In deep space exploration, the long-delay and low-reliability transmission over the ultra-long distance and high dynamic channel has caused the objective problem of "poor information timeliness" in deep space TT & C. In the future, this poor-timeliness problem will become even worse when deep space exploration goes into more distant and more complex environments. However, for tasks such as high-precision teleoperation and manned space-exploration communications, the demand for controllable and even augmented information timeliness will become more urgent. In response to this fundamental issue, this project aims to build a theoretical framework for the analysis of deep space information timeliness and propose a series of transmission technologies to provide controllable and augmented information timeliness. Systematic researches on the transmission mechanisms of deep space TT & C have been planned. The research items are as follows. The starting work is to establish a quantitative and reasonable characterization model for the deep space information timeliness, and then all the followed research issues will be carried out under the guidance of the general ideal of hierarchical and multi-scale adaptive transmission. By means of double-layer error control, cross-layer and cross-module joint optimization, dynamic adaptive transmission and so on, transmission mechanisms that can achieve optimized trade-off between the information freshness and reliability, as well as between the efficiency and reliability under the deep space environment, are investigated, and all the mechanisms are systematically integrated to eventually realize the controllable and augmented information timeliness for deep space communications. The project provides a positive and basic idea for the handling of the poor information-timeliness problem in deep space exploration, and the related achievements can provide theoretical and technical reference for the design of the future deep space TT & C systems.

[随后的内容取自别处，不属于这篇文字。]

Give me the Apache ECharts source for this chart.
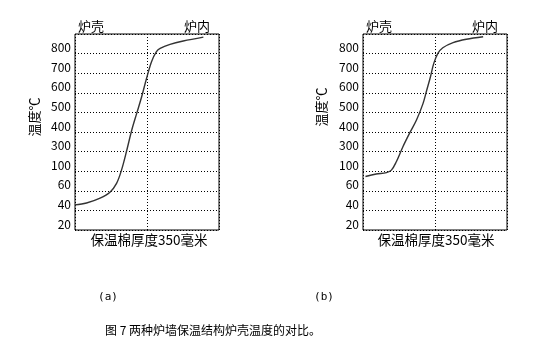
<!DOCTYPE html>
<html><head><meta charset="utf-8">
<script src="https://cdn.jsdelivr.net/npm/echarts@6/dist/echarts.min.js"></script>
<style>html,body{margin:0;padding:0;background:#fff}#c{width:538px;height:347px}</style>
</head><body><div id="c"></div>
<script>
// tick labels on the temperature axis (non-uniform scale)
var tickLabels = [20, 40, 60, 100, 300, 400, 500, 600, 700, 800];
// thickness of insulation, mm (0 = shell, 350 = furnace inside)
var xA = [0, 28, 61, 85, 101, 113, 126, 138, 150, 162, 174, 186, 198, 207, 231, 263, 312];
var tempA = [39, 41, 46, 52, 62, 89, 250, 377, 462, 547, 641, 726, 777, 794, 814, 831, 851];
var xB = [6, 32, 57, 69, 81, 97, 113, 130, 146, 155, 164, 172, 182, 194, 219, 251, 292];
var tempB = [76, 81, 84, 89, 131, 284, 360, 428, 513, 581, 649, 717, 768, 797, 823, 840, 853];

var LABEL_OFF = 0.33;
// map a temperature to the axis position used by the non-uniform scale
function pos(t) {
  var n = tickLabels.length;
  if (t <= tickLabels[0]) return LABEL_OFF + (t - tickLabels[0]) / 20;
  for (var i = 0; i < n - 1; i++) {
    if (t <= tickLabels[i + 1]) return i + LABEL_OFF + (t - tickLabels[i]) / (tickLabels[i + 1] - tickLabels[i]);
  }
  return n - 1 + LABEL_OFF + (t - tickLabels[n - 1]) / 100;
}
function build(xs, ts) { return xs.map(function (x, i) { return [x, pos(ts[i])]; }); }

var FONT = 'SimSun, "Noto Sans CJK SC", sans-serif';
function xAx(idx) {
  return { type: 'value', gridIndex: idx, min: 0, max: 350, interval: 175,
    axisLine: { show: false }, axisTick: { show: false }, axisLabel: { show: false },
    splitLine: { show: true, lineStyle: { color: '#000', type: [1, 2], width: 1 } } };
}
function yAx(idx) {
  return { type: 'value', gridIndex: idx, min: 0, max: 10, interval: 1,
    axisLine: { show: false }, axisTick: { show: false },
    axisLabel: { show: true, margin: 4, color: '#000', fontSize: 12, fontFamily: FONT,
      verticalAlign: 'bottom',
      formatter: function (v) { var i = Math.round(v); return i < tickLabels.length ? String(tickLabels[i]) : ''; } },
    splitLine: { show: true, lineStyle: { color: '#000', type: [1, 2], width: 1 } } };
}
function txt(x, y, s, size, rot, fam) {
  return { type: 'text', x: x, y: y, rotation: rot || 0,
    style: { text: s, fill: '#000', font: size + 'px ' + (fam || FONT), textAlign: 'center', textVerticalAlign: 'middle' } };
}
var chart = echarts.init(document.getElementById('c'), null, { renderer: 'canvas' });
chart.setOption({
  animation: false,
  backgroundColor: '#fff',
  grid: [
    { left: 75, top: 34, width: 144, height: 196, show: true, borderColor: '#000', borderWidth: 1, backgroundColor: 'transparent' },
    { left: 363, top: 34, width: 144, height: 196, show: true, borderColor: '#000', borderWidth: 1, backgroundColor: 'transparent' }
  ],
  xAxis: [xAx(0), xAx(1)],
  yAxis: [yAx(0), yAx(1)],
  series: [
    { type: 'line', xAxisIndex: 0, yAxisIndex: 0, data: build(xA, tempA), smooth: 0.35, showSymbol: false,
      lineStyle: { color: '#333', width: 1.4 } },
    { type: 'line', xAxisIndex: 1, yAxisIndex: 1, data: build(xB, tempB), smooth: 0.35, showSymbol: false,
      lineStyle: { color: '#333', width: 1.4 } }
  ],
  graphic: [
    txt(91, 26, '炉壳', 13), txt(197, 26, '炉内', 13),
    txt(379, 26, '炉壳', 13), txt(485, 26, '炉内', 13),
    txt(34, 117, '温度℃', 13, Math.PI / 2), txt(321, 107, '温度℃', 13, Math.PI / 2),
    txt(149, 240, '保温棉厚度350毫米', 13.5), txt(436, 240, '保温棉厚度350毫米', 13.5),
    txt(108, 297, '(a)', 11, 0, '"DejaVu Sans Mono", monospace'), txt(324, 297, '(b)', 11, 0, '"DejaVu Sans Mono", monospace'),
    txt(213, 330, '图 7 两种炉墙保温结构炉壳温度的对比。', 12)
  ]
});
</script></body></html>
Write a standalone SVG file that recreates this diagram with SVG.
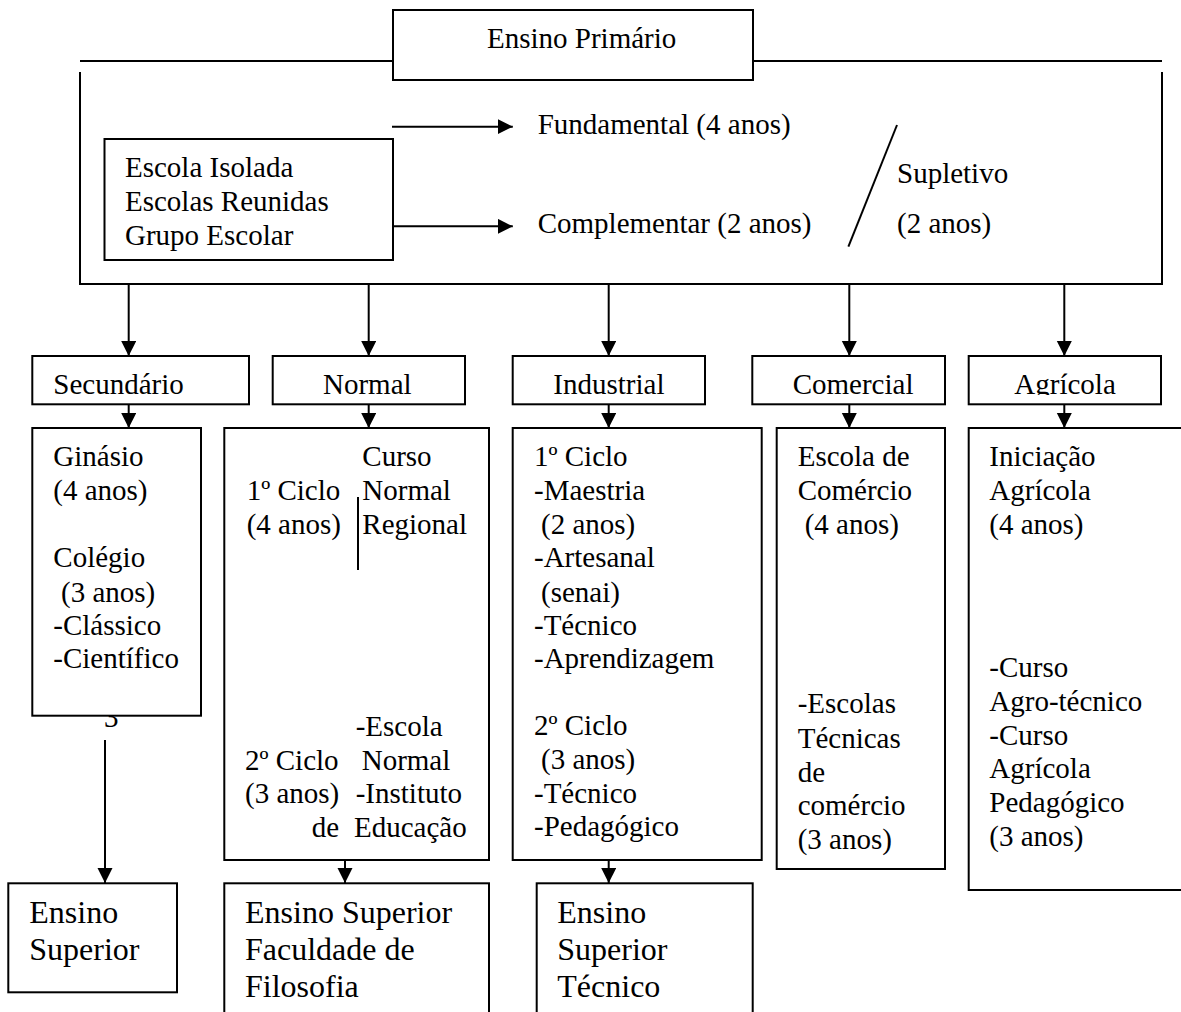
<svg xmlns="http://www.w3.org/2000/svg" width="1181" height="1012" viewBox="0 0 1181 1012" font-family="'Liberation Serif', 'Times New Roman', Tinos, 'DejaVu Serif', serif">
<style>
text{font-family:'Liberation Serif','Times New Roman',Tinos,'DejaVu Serif',serif;font-size:29px;fill:#000}
.big{font-size:32px}
.box{fill:#fff;stroke:#000;stroke-width:2}
.ln{fill:none;stroke:#000;stroke-width:2}
.arr{fill:none;stroke:#000;stroke-width:2;marker-end:url(#ah)}
</style>
<defs>
<marker id="ah" markerUnits="userSpaceOnUse" markerWidth="16" markerHeight="16" refX="15" refY="7.5" orient="auto">
<path d="M0,0 L15,7.5 L0,15 z" fill="#000"/>
</marker>
<clipPath id="agclip"><rect x="968" y="356" width="194" height="39"/></clipPath>
</defs>
<rect width="1181" height="1012" fill="#fff"/>

<g id="connectors">
<path class="ln" d="M80,61 H393 M753,61 H1162 M80,72 V284 H1162 V72"/>
<path class="ln" d="M897,125 L848.4,246.7"/>
<path class="arr" d="M392,126.7 H512.8"/>
<path class="arr" d="M393,226.3 H512.8"/>
<path class="arr" d="M128.7,284 V356"/>
<path class="arr" d="M368.7,284 V356"/>
<path class="arr" d="M608.7,284 V356"/>
<path class="arr" d="M849.3,284 V356"/>
<path class="arr" d="M1064.3,284 V356"/>
<path class="arr" d="M128.7,404 V428"/>
<path class="arr" d="M368.7,404 V428"/>
<path class="arr" d="M608.7,404 V428"/>
<path class="arr" d="M849.3,404 V428"/>
<path class="arr" d="M1064.3,404 V428"/>
<path class="arr" d="M105,740 V883"/>
<path class="arr" d="M345,860 V883"/>
<path class="arr" d="M608.7,860 V883"/>
</g>

<g id="ensino-primario">
<rect class="box" x="393" y="10" width="360" height="70"/>
<text x="487" y="47.7">Ensino Primário</text>
</g>

<g id="escolas">
<rect class="box" x="104.5" y="139" width="288.5" height="121"/>
<text x="125" y="176.7">Escola Isolada</text>
<text x="125" y="210.7">Escolas Reunidas</text>
<text x="125" y="245">Grupo Escolar</text>
</g>

<g id="fundamental"><text x="537.7" y="134">Fundamental (4 anos)</text></g>
<g id="complementar"><text x="537.7" y="233.3">Complementar (2 anos)</text></g>
<g id="supletivo">
<text x="897" y="183.3">Supletivo</text>
<text x="897" y="233.3">(2 anos)</text>
</g>

<g id="secundario">
<rect class="box" x="32.3" y="356" width="216.7" height="48.3"/>
<text x="53.3" y="394">Secundário</text>
</g>
<g id="normal">
<rect class="box" x="272.7" y="356" width="192.3" height="48.3"/>
<text x="323" y="394">Normal</text>
</g>
<g id="industrial">
<rect class="box" x="512.7" y="356" width="192.3" height="48.3"/>
<text x="553.3" y="394">Industrial</text>
</g>
<g id="comercial">
<rect class="box" x="752.3" y="356" width="192.7" height="48.3"/>
<text x="792.7" y="394">Comercial</text>
</g>
<g id="agricola">
<rect class="box" x="968.7" y="356" width="192.3" height="48.3"/>
<text x="1014.3" y="394" clip-path="url(#agclip)">Agrícola</text>
</g>

<g id="secundario-cursos">
<text x="104" y="727">3</text>
<rect class="box" x="32.3" y="428" width="168.7" height="287.7"/>
<text x="53.3" y="465.7">Ginásio</text>
<text x="53.3" y="500">(4 anos)</text>
<text x="53.3" y="566.7">Colégio</text>
<text x="61" y="601.7">(3 anos)</text>
<text x="53.3" y="635">-Clássico</text>
<text x="53.3" y="668.3">-Científico</text>
</g>

<g id="normal-cursos">
<rect class="box" x="224.3" y="428" width="264.7" height="432"/>
<text x="362.3" y="465.7">Curso</text>
<text x="246.7" y="500">1º Ciclo</text>
<text x="362.3" y="500">Normal</text>
<text x="246.7" y="534.3">(4 anos)</text>
<text x="362.3" y="534.3">Regional</text>
<path class="ln" d="M358,497 V570"/>
<text x="355.7" y="736">-Escola</text>
<text x="245" y="770">2º Ciclo</text>
<text x="361.7" y="770">Normal</text>
<text x="245" y="803.3">(3 anos)</text>
<text x="355.7" y="803.3">-Instituto</text>
<text x="311.7" y="836.7">de</text>
<text x="354" y="836.7">Educação</text>
</g>

<g id="industrial-cursos">
<rect class="box" x="512.7" y="428" width="249" height="432"/>
<text x="534" y="465.7">1º Ciclo</text>
<text x="534" y="500">-Maestria</text>
<text x="541" y="534.3">(2 anos)</text>
<text x="534" y="566.7">-Artesanal</text>
<text x="541" y="601.7">(senai)</text>
<text x="534" y="635">-Técnico</text>
<text x="534" y="668.3">-Aprendizagem</text>
<text x="534" y="735">2º Ciclo</text>
<text x="541" y="769.3">(3 anos)</text>
<text x="534" y="802.7">-Técnico</text>
<text x="534" y="836">-Pedagógico</text>
</g>

<g id="comercial-cursos">
<rect class="box" x="776.7" y="428" width="168.3" height="441"/>
<text x="797.7" y="465.7">Escola de</text>
<text x="797.7" y="500">Comércio</text>
<text x="804.7" y="534.3">(4 anos)</text>
<text x="797.7" y="713.3">-Escolas</text>
<text x="797.7" y="747.7">Técnicas</text>
<text x="797.7" y="781.7">de</text>
<text x="797.7" y="815">comércio</text>
<text x="797.7" y="849.3">(3 anos)</text>
</g>

<g id="agricola-cursos">
<rect class="box" x="968.7" y="428" width="220" height="462"/>
<text x="989.3" y="465.7">Iniciação</text>
<text x="989.3" y="500">Agrícola</text>
<text x="989.3" y="534.3">(4 anos)</text>
<text x="989.3" y="677.3">-Curso</text>
<text x="989.3" y="710.7">Agro-técnico</text>
<text x="989.3" y="745">-Curso</text>
<text x="989.3" y="778">Agrícola</text>
<text x="989.3" y="811.7">Pedagógico</text>
<text x="989.3" y="846">(3 anos)</text>
</g>

<g id="ensino-superior">
<rect class="box" x="8.3" y="883.3" width="168.7" height="109"/>
<text class="big" x="29.3" y="923.3">Ensino</text>
<text class="big" x="29.3" y="960">Superior</text>
</g>
<g id="ensino-superior-filosofia">
<rect class="box" x="224.3" y="883.3" width="264.7" height="140"/>
<text class="big" x="245" y="923.3">Ensino Superior</text>
<text class="big" x="245" y="960">Faculdade de</text>
<text class="big" x="245" y="996.7">Filosofia</text>
</g>
<g id="ensino-superior-tecnico">
<rect class="box" x="536.7" y="883.3" width="216" height="140"/>
<text class="big" x="557.3" y="923.3">Ensino</text>
<text class="big" x="557.3" y="960">Superior</text>
<text class="big" x="557.3" y="996.7">Técnico</text>
</g>
</svg>
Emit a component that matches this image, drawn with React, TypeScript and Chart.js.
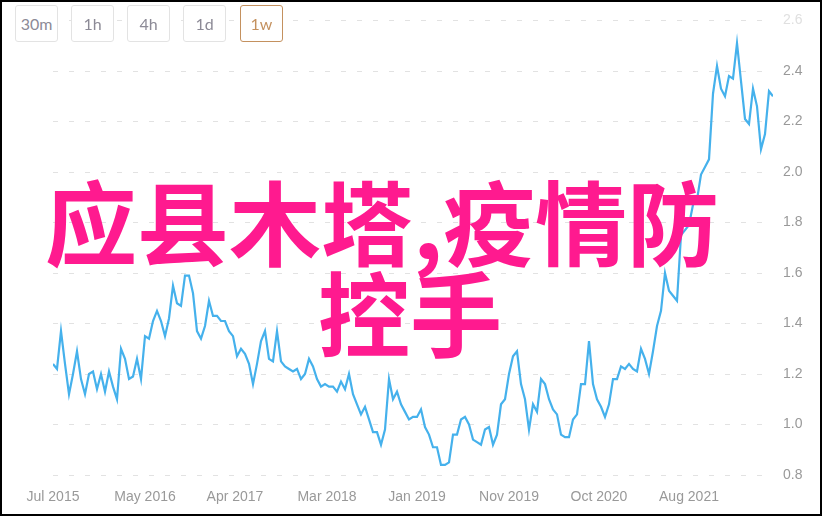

深空探测中，超远程高动态信道条件下的长时延、低可靠传输造成了深空测控通信“信息时效差”这一客观问题。在未来更远距离、更复杂环境下的深空探测中，信息时效问题愈发突出，而以高精密遥操作、载人探测通信等为代表的业务对可控信息时效与增强信息时效的需求却更加迫切。针对这一根本问题，本项目以明晰深空信息传输的时效约束机理、建立具有可控和增强信息时效的传输技术体制为目标，系统展开信息时效约束下的深空测控通信传输技术研究，包括：以建立定量、合理的信息时效多维表征模型为切入，以分层多尺度适配传输为总体思想，通过双层差错控制、跨层跨模块联合优化、动态自适应传输等方法，深入探索深空环境下信息传输的新鲜度和可靠性之间、有效性和可靠性之间的折衷优化机理，综合实现深空通信信息时效的稳定可控与优化增强。本项目为深空探测信息时效问题的应对提供了一种积极的、基础性思路，相关成果可为未来测控通信系统的设计提供理论与技术参考。

为突破深空探测信息传输所面临的信道复杂时变、损耗大、时延长、上下行链路非对称、发收节点资源非对称等多重制约，本项目以明晰深空通信信息传输的时效约束机理、建立具有可控和增强时效的传输技术体制为目标，设计出了高时效的深空探测信息传输技术体制，为深空通信中高效高可靠信息传输提出综合解决方案。截至2022年底，各研究计划要点全部执行，预期目标达到。..项目所取得的主要成果包括：(1) 以明晰深空通信信息时效约束机理为目标，综合考虑比特/符号级以及语义/效用级信息时效，建立了合理的、定量的深空信息时效多维表征模型。(2) 以保障深空通信可控信息时效为目标，综合考虑分组层和底层信道编码面向的信道特性，提出了底层信道编码与上层分组纠删编码相结合的双层差错控制传输体制，深入研究了可匹配上下行业务与资源约束特点的高增益信道编译码技术。(3) 以深空通信增强信息时效为目标，基于双层差错控制体制，研究了双层编码的联合冗余分配模型及方法，通过不同层面技术模块之间的纵向跨层联合优化协作实现业务所需的可靠传输。(4) 深入研究了近地（星球）空间通信场景的HARQ适用条件，并通过设计HARQ冗余配比优化方案实现信息高时效传输。（5）以提升深空通信信息时效裕度为目标，从业务层面研究深空增强信息时效的传输控制优化及自适应传输策略，提出了面向近地（星球）通信的fast IR-HARQ传输策略，通过信道估计减少译码和反馈，提升系统的时效裕度；针对多用户远程通信场景，提出了等待-聚合传输方案，将多个信源的数据包编码形成长码传输，提升远距离通信场景的信息时效；针对深空通信多用户接入场景，探讨了结合本地信息的动态接入方案，运用已知本地信息动态调整接入概率，从而获得最优的分布式接入策略。